Quantization of mode shifts in nanocavities integrated with atomically thin sheets

TL;DR

This paper demonstrates how integrating atomically thin two-dimensional materials with silicon nanocavities enables giant, quantized shifts in resonance, paving the way for reconfigurable photonic devices with enhanced responsivity.

Contribution

It introduces a novel cavity design that leverages 2D materials for quantized mode shifts and provides detailed analysis of dielectric properties across different layer thicknesses.

Findings

Giant, quantized shifts of resonant wavelength achieved with 2D materials.

Dielectric constant of flakes is layer-independent down to monolayer.

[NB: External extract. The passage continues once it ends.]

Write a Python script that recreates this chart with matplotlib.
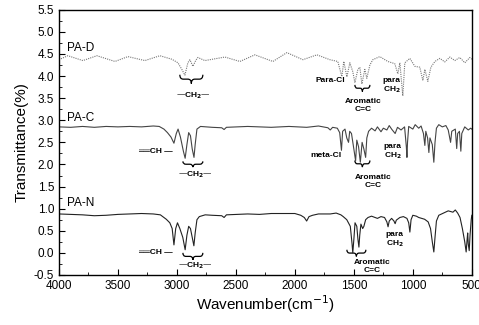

Reconfigurable cavities demonstrated by stacking and removing ultrathin flakes.

Abstract

The unique optical properties of two-dimensional layered materials are attractive for achieving increased functionality in integrated photonics. Owing to the van der Waals nature, these materials are ideal for integrating with nanoscale photonic structures. Here we report on carefully designed air-mode silicon photonic crystal nanobeam cavities for efficient control through two-dimensional materials. By systematically investigating various types and thickness of two-dimensional materials, we are able to show that enhanced responsivity allows for giant shifts of the resonant wavelength. With atomically precise thickness over a macroscopic area, few-layer flakes give rise to quantization of the mode shifts. We extract the dielectric constant of the flakes and find that it is independent of the layer number down to a monolayer. Flexible reconfiguration of a cavity is demonstrated by stacking and removing ultrathin flakes. With an unconventional cavity design, our results open up new possibilities for photonic devices integrated with two-dimensional materials.